[WHAT NEEDS TO BE DONE]: The lines to extract run from the first line of the material below to the line containing "makeHatch(), repeat: 'repeat'", both included; leave the pictures behind.

============

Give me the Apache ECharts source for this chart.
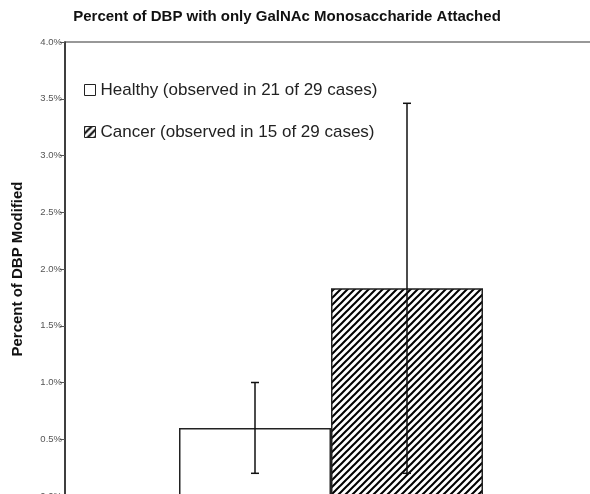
<!DOCTYPE html>
<html>
<head>
<meta charset="utf-8">
<script src="https://cdn.jsdelivr.net/npm/echarts@6/dist/echarts.min.js"></script>
<style>html,body{margin:0;padding:0;background:#fff}#c{width:590px;height:494px}</style>
</head>
<body>
<div id="c"></div>
<script>
// ---- data ----
const categories = ['DBP'];
const seriesNames = ['Healthy (observed in 21 of 29 cases)', 'Cancer (observed in 15 of 29 cases)'];
const healthyValues = [0.6];
const healthyErr = [0.4];
const cancerValues = [1.83];
const cancerErr = [1.63];
const yTicks = { min: 0, max: 4, interval: 0.5 };
const titleText = 'Percent of DBP with only GalNAc Monosaccharide Attached';
const yAxisName = 'Percent of DBP Modified';

// ---- styles ----
const FONT = '"Liberation Sans", Arial, sans-serif';
const BAR_W = 152;

function makeHatch() {
  const s = 7;
  const c = document.createElement('canvas');
  c.width = s; c.height = s;
  const g = c.getContext('2d');
  g.fillStyle = '#fff'; g.fillRect(0, 0, s, s);
  g.strokeStyle = '#000'; g.lineWidth = 2;
  [0, s, 2 * s].forEach(k => {
    g.beginPath();
    g.moveTo(-2, k + 2);
    g.lineTo(s + 2, k - s - 2);
    g.stroke();
  });
  return c;
}
const hatch = { image: makeHatch(), repeat: 'repeat' };

function errSeries(values, errs, sign) {
  return {
    type: 'custom',
    silent: true,
    z: 5,
    encode: { x: 0, y: [1, 2] },
    data: values.map((v, i) => [i, v - errs[i], v + errs[i]]),
    renderItem: function (params, api) {
      const lo = api.coord([api.value(0), api.value(1)]);
      const hi = api.coord([api.value(0), api.value(2)]);
      const x = lo[0] + sign * BAR_W / 2;
      const cap = 4;
      const st = { stroke: '#111', lineWidth: 1.5 };
      return {
        type: 'group',
        children: [
          { type: 'line', shape: { x1: x, y1: lo[1], x2: x, y2: hi[1] }, style: st },
          { type: 'line', shape: { x1: x - cap, y1: lo[1], x2: x + cap, y2: lo[1] }, style: st },
          { type: 'line', shape: { x1: x - cap, y1: hi[1], x2: x + cap, y2: hi[1] }, style: st }
        ]
      };
    }
  };
}

const chart = echarts.init(document.getElementById('c'));
chart.setOption({
  animation: false,
  backgroundColor: '#fff',
  title: {
    text: titleText,
    left: 287, top: 9, padding: 0,
    textAlign: 'center',
    textStyle: { fontFamily: FONT, fontSize: 15, fontWeight: 'bold', color: '#111' }
  },
  legend: {
    orient: 'vertical',
    left: 84, top: 81, padding: 0,
    itemWidth: 11, itemHeight: 11, itemGap: 24,
    data: seriesNames.map(n => ({ name: n, icon: 'rect' })),
    itemStyle: { borderWidth: 1 },
    textStyle: { fontFamily: FONT, fontSize: 17, color: '#222', lineHeight: 18 }
  },
  grid: {
    left: 65, top: 42, right: -7, bottom: -2,
    containLabel: false,
    outerBoundsMode: 'none',
    show: true, borderColor: '#777', borderWidth: 1.5, backgroundColor: 'transparent'
  },
  xAxis: {
    type: 'category',
    data: categories,
    axisLine: { show: false },
    axisTick: { show: false },
    axisLabel: { show: false }
  },
  yAxis: {
    type: 'value',
    min: yTicks.min, max: yTicks.max, interval: yTicks.interval,
    name: yAxisName,
    nameLocation: 'middle',
    nameGap: 40,
    nameTextStyle: { fontFamily: FONT, fontSize: 15, fontWeight: 'bold', color: '#111' },
    axisLine: { show: true, lineStyle: { color: '#222', width: 1.5 } },
    axisTick: { show: true, length: 5, lineStyle: { color: '#555' } },
    axisLabel: {
      fontFamily: FONT, fontSize: 9.5, color: '#555', margin: 3,
      formatter: v => v.toFixed(1) + '%'
    },
    splitLine: { show: false }
  },
  series: [
    {
      name: seriesNames[0], type: 'bar', data: healthyValues,
      barWidth: BAR_W, barGap: '0%',
      itemStyle: { color: '#fff', borderColor: '#222', borderWidth: 1.5 }
    },
    {
      name: seriesNames[1], type: 'bar', data: cancerValues,
      barWidth: BAR_W, barGap: '0%',
      itemStyle: { color: hatch, borderColor: '#222', borderWidth: 1.5 }
    },
    errSeries(healthyValues, healthyErr, -1),
    errSeries(cancerValues, cancerErr, 1)
  ]
});
</script>
</body>
</html>
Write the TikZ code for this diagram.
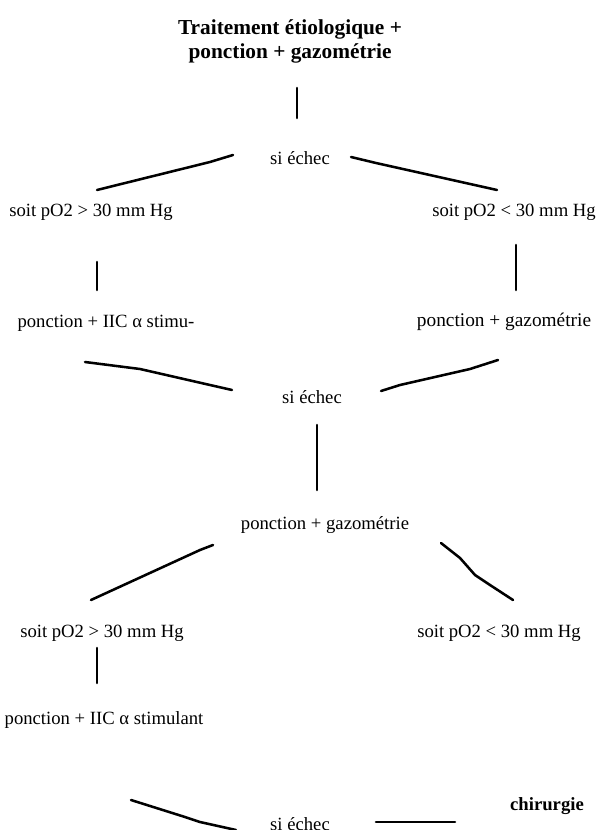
\documentclass[tikz,border=0pt]{standalone}
\usepackage{fontspec}
\setmainfont{Liberation Serif}
\usetikzlibrary{positioning}

\begin{document}
\begin{tikzpicture}[
  x=0.75pt, y=-0.75pt,
  txt/.style = {inner sep=2pt, font=\fontsize{14}{16}\selectfont},
  head/.style = {txt, align=center, font=\bfseries\fontsize{16}{18}\selectfont},
  wire/.style = {line width=1.9pt, line join=round, line cap=round}
]
  \useasboundingbox (0,0) rectangle (601,830);

  \node[head] (start) at (290,41) {Traitement étiologique +\\ponction + gazométrie};
  \node[txt] (fail1) at (300,158) {si échec};
  \node[txt] (highL) at (91,212)  {soit pO2 > 30 mm Hg};
  \node[txt] (lowR)  at (514,212) {soit pO2 < 30 mm Hg};
  \node[txt] (stimL) at (106,323) {ponction + IIC α stimu-};
  \node[txt, font=\fontsize{14.5}{16}\selectfont] (gazoR) at (504,322) {ponction + gazométrie};
  \node[txt] (fail2) at (312,397) {si échec};
  \node[txt] (gazo2) at (325,525) {ponction + gazométrie};
  \node[txt] (highL2) at (102,633) {soit pO2 > 30 mm Hg};
  \node[txt] (lowR2)  at (499,633) {soit pO2 < 30 mm Hg};
  \node[txt] (stim2)  at (104,720) {ponction + IIC α stimulant};
  \node[txt, anchor=base] (fail3) at (300,830) {si échec};
  \node[txt, font=\bfseries\fontsize{14}{16}\selectfont] (surg) at (547,806) {chirurgie};

  \draw[wire] ([shift={(7,47)}]start.center) -- ([shift={(-3,-40)}]fail1.center);
  \draw[wire] ([shift={(-67,-3)}]fail1.center) -- ([shift={(-90,4)}]fail1.center) -- ([shift={(6,-22)}]highL.center);
  \draw[wire] ([shift={(51,-1)}]fail1.center) -- ([shift={(76,5)}]fail1.center) -- ([shift={(-17,-22)}]lowR.center);
  \draw[wire] ([shift={(6,50)}]highL.center) -- ([shift={(-9,-33)}]stimL.center);
  \draw[wire] ([shift={(2,33)}]lowR.center) -- ([shift={(12,-32)}]gazoR.center);
  \draw[wire] ([shift={(-21,39)}]stimL.center) -- ([shift={(34,46)}]stimL.center) -- ([shift={(-102,-12)}]fail2.center) -- ([shift={(-80,-7)}]fail2.center);
  \draw[wire] ([shift={(-6,38)}]gazoR.center) -- ([shift={(-34,47)}]gazoR.center) -- ([shift={(88,-12)}]fail2.center) -- ([shift={(69,-6)}]fail2.center);
  \draw[wire] ([shift={(5,28)}]fail2.center) -- ([shift={(-8,-35)}]gazo2.center);
  \draw[wire] ([shift={(-112,20)}]gazo2.center) -- ([shift={(-125,25)}]gazo2.center) -- ([shift={(-11,-33)}]highL2.center);
  \draw[wire] ([shift={(116,18)}]gazo2.center) -- ([shift={(135,33)}]gazo2.center) -- ([shift={(-24,-58)}]lowR2.center) -- ([shift={(-9,-48)}]lowR2.center) -- ([shift={(14,-33)}]lowR2.center);
  \draw[wire] ([shift={(-5,15)}]highL2.center) -- ([shift={(-7,-37)}]stim2.center);
  \draw[wire] ([shift={(27,80)}]stim2.center) -- ([shift={(-115,-13)}]fail3.base) -- ([shift={(-100,-8)}]fail3.base) -- ([shift={(-64,0)}]fail3.base);
  \draw[wire] ([shift={(76,-8)}]fail3.base) -- ([shift={(-92,16)}]surg.center);
\end{tikzpicture}
\end{document}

============

[COMPLETE OUTPUT]:
Give me the Apache ECharts source for this chart.
<!DOCTYPE html>
<html>
<head>
<meta charset="utf-8">
<script src="https://cdn.jsdelivr.net/npm/echarts@6/dist/echarts.min.js"></script>
<style>html,body{margin:0;padding:0;background:#fff}#c{width:590px;height:494px}</style>
</head>
<body>
<div id="c"></div>
<script>
// ---- data ----
const categories = ['DBP'];
const seriesNames = ['Healthy (observed in 21 of 29 cases)', 'Cancer (observed in 15 of 29 cases)'];
const healthyValues = [0.6];
const healthyErr = [0.4];
const cancerValues = [1.83];
const cancerErr = [1.63];
const yTicks = { min: 0, max: 4, interval: 0.5 };
const titleText = 'Percent of DBP with only GalNAc Monosaccharide Attached';
const yAxisName = 'Percent of DBP Modified';

// ---- styles ----
const FONT = '"Liberation Sans", Arial, sans-serif';
const BAR_W = 152;

function makeHatch() {
  const s = 7;
  const c = document.createElement('canvas');
  c.width = s; c.height = s;
  const g = c.getContext('2d');
  g.fillStyle = '#fff'; g.fillRect(0, 0, s, s);
  g.strokeStyle = '#000'; g.lineWidth = 2;
  [0, s, 2 * s].forEach(k => {
    g.beginPath();
    g.moveTo(-2, k + 2);
    g.lineTo(s + 2, k - s - 2);
    g.stroke();
  });
  return c;
}
const hatch = { image: makeHatch(), repeat: 'repeat' };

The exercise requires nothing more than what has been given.